## Exercise aim
From the listing that follows, output everything exactly except the pictures.

## Source excerpt

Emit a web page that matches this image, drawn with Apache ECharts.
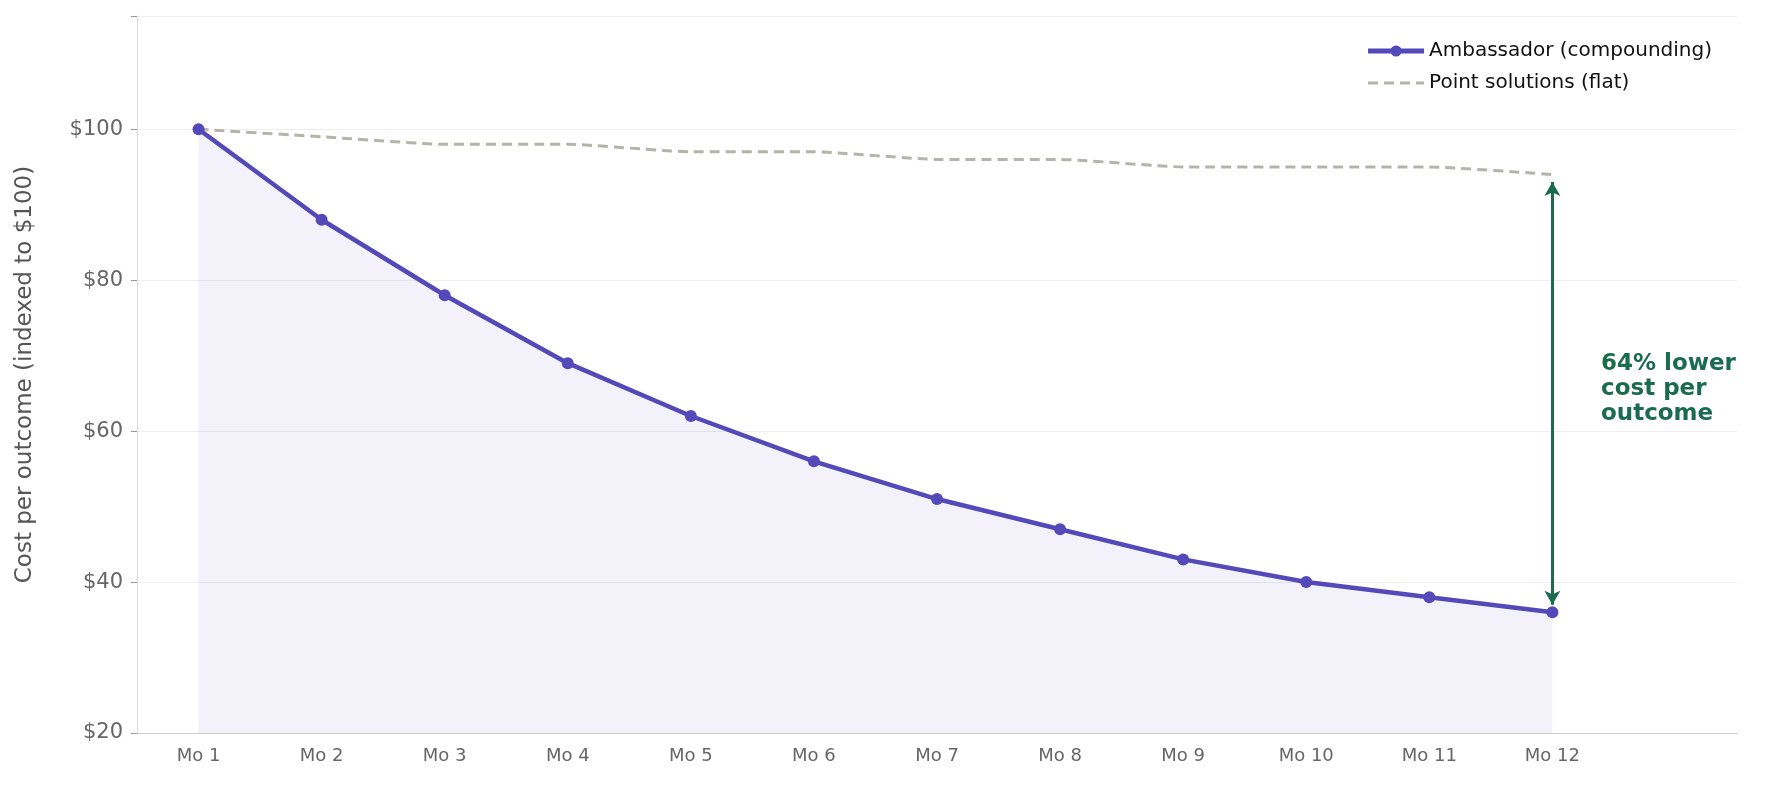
<!DOCTYPE html>
<html>
<head>
<meta charset="utf-8">
<style>
html,body{margin:0;width:100%;height:100%;background:#fff;}
#chart{width:1765px;height:791px;}
</style>
</head>
<body>
<div id="chart"></div>
<script src="https://cdn.jsdelivr.net/npm/echarts@6/dist/echarts.min.js"></script>
<script>
// data
const months = ['Mo 1','Mo 2','Mo 3','Mo 4','Mo 5','Mo 6','Mo 7','Mo 8','Mo 9','Mo 10','Mo 11','Mo 12',''];
const ambassador = [100,88,78,69,62,56,51,47,43,40,38,36];
const pointSolutions = [100,99,98,98,97,97,96,96,95,95,95,94];

const chart = echarts.init(document.getElementById('chart'));
const font = 'DejaVu Sans';
chart.setOption({
  animation: false,
  textStyle: {fontFamily: font},
  grid: {left: 137, right: 28, top: 16, bottom: 58},
  legend: {
    right: 48, top: 36, orient: 'vertical', itemGap: 12, itemWidth: 56, itemHeight: 14,
    textStyle: {fontSize: 20, color: '#111', fontFamily: font},
    data: [
      {name: 'Ambassador (compounding)', lineStyle: {width: 5}},
      {name: 'Point solutions (flat)', itemStyle: {opacity: 0}, lineStyle: {width: 3}}
    ]
  },
  xAxis: {
    type: 'category', data: months, boundaryGap: true,
    axisLine: {lineStyle: {color: '#cccccc'}},
    axisTick: {alignWithLabel: true, length: 6, lineStyle: {color: '#999'}, interval: function(i){ return i < 12; }},
    axisLabel: {fontSize: 18, color: '#666', margin: 14, interval: 0}
  },
  yAxis: {
    type: 'value', min: 20, max: 115, interval: 20,
    name: 'Cost per outcome (indexed to $100)', nameLocation: 'middle', nameGap: 100,
    nameTextStyle: {fontSize: 23, color: '#555'},
    axisLine: {show: true, lineStyle: {color: '#dddddd'}},
    axisTick: {show: true, length: 6, lineStyle: {color: '#999'}},
    axisLabel: {fontSize: 21, color: '#666', margin: 14, formatter: v => v > 100 ? '' : '$' + v},
    splitLine: {lineStyle: {color: '#eeeeee'}}
  },
  series: [
    {
      name: 'Ambassador (compounding)', type: 'line', data: ambassador,
      symbol: 'circle', symbolSize: 12, z: 3,
      itemStyle: {color: '#5449b9'},
      lineStyle: {color: '#5449b9', width: 4.5},
      areaStyle: {color: 'rgba(84,73,185,0.1)', origin: 'start'},
      markLine: {
        silent: true, symbol: ['arrow','arrow'], symbolSize: [12, 14],
        label: {show: false},
        lineStyle: {color: '#1b6b4f', width: 3, type: 'solid'},
        data: [[{coord: ['Mo 12', 37]}, {coord: ['Mo 12', 93]}]]
      }
    },
    {
      name: 'Point solutions (flat)', type: 'line', data: pointSolutions,
      showSymbol: false, symbol: 'none', smooth: 0.15, z: 2,
      itemStyle: {color: '#b5b3aa'},
      lineStyle: {color: '#b5b3aa', width: 3, type: [10, 6]}
    }
  ],
  graphic: [{
    type: 'text', left: 1601, top: 352,
    style: {text: '64% lower\ncost per\noutcome', fill: '#1b6b4f', font: 'bold 23px DejaVu Sans', lineHeight: 25}
  }]
});
</script>
</body>
</html>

## Solution to the exercise
Emit a web page that matches this image, drawn with Apache ECharts.
<!DOCTYPE html>
<html>
<head>
<meta charset="utf-8">
<style>
html,body{margin:0;width:100%;height:100%;background:#fff;}
#chart{width:1765px;height:791px;}
</style>
</head>
<body>
<div id="chart"></div>
<script src="https://cdn.jsdelivr.net/npm/echarts@6/dist/echarts.min.js"></script>
<script>
// data
const months = ['Mo 1','Mo 2','Mo 3','Mo 4','Mo 5','Mo 6','Mo 7','Mo 8','Mo 9','Mo 10','Mo 11','Mo 12',''];
const ambassador = [100,88,78,69,62,56,51,47,43,40,38,36];
const pointSolutions = [100,99,98,98,97,97,96,96,95,95,95,94];

const chart = echarts.init(document.getElementById('chart'));
const font = 'DejaVu Sans';
chart.setOption({
  animation: false,
  textStyle: {fontFamily: font},
  grid: {left: 137, right: 28, top: 16, bottom: 58},
  legend: {
    right: 48, top: 36, orient: 'vertical', itemGap: 12, itemWidth: 56, itemHeight: 14,
    textStyle: {fontSize: 20, color: '#111', fontFamily: font},
    data: [
      {name: 'Ambassador (compounding)', lineStyle: {width: 5}},
      {name: 'Point solutions (flat)', itemStyle: {opacity: 0}, lineStyle: {width: 3}}
    ]
  },
  xAxis: {
    type: 'category', data: months, boundaryGap: true,
    axisLine: {lineStyle: {color: '#cccccc'}},
    axisTick: {alignWithLabel: true, length: 6, lineStyle: {color: '#999'}, interval: function(i){ return i < 12; }},
    axisLabel: {fontSize: 18, color: '#666', margin: 14, interval: 0}
  },
  yAxis: {
    type: 'value', min: 20, max: 115, interval: 20,
    name: 'Cost per outcome (indexed to $100)', nameLocation: 'middle', nameGap: 100,
    nameTextStyle: {fontSize: 23, color: '#555'},
    axisLine: {show: true, lineStyle: {color: '#dddddd'}},
    axisTick: {show: true, length: 6, lineStyle: {color: '#999'}},
    axisLabel: {fontSize: 21, color: '#666', margin: 14, formatter: v => v > 100 ? '' : '$' + v},
    splitLine: {lineStyle: {color: '#eeeeee'}}
  },
  series: [
    {
      name: 'Ambassador (compounding)', type: 'line', data: ambassador,
      symbol: 'circle', symbolSize: 12, z: 3,
      itemStyle: {color: '#5449b9'},
      lineStyle: {color: '#5449b9', width: 4.5},
      areaStyle: {color: 'rgba(84,73,185,0.1)', origin: 'start'},
      markLine: {
        silent: true, symbol: ['arrow','arrow'], symbolSize: [12, 14],
        label: {show: false},
        lineStyle: {color: '#1b6b4f', width: 3, type: 'solid'},
        data: [[{coord: ['Mo 12', 37]}, {coord: ['Mo 12', 93]}]]
      }
    },
    {
      name: 'Point solutions (flat)', type: 'line', data: pointSolutions,
      showSymbol: false, symbol: 'none', smooth: 0.15, z: 2,
      itemStyle: {color: '#b5b3aa'},
      lineStyle: {color: '#b5b3aa', width: 3, type: [10, 6]}
    }
  ],
  graphic: [{
    type: 'text', left: 1601, top: 352,
    style: {text: '64% lower\ncost per\noutcome', fill: '#1b6b4f', font: 'bold 23px DejaVu Sans', lineHeight: 25}
  }]
});
</script>
</body>
</html>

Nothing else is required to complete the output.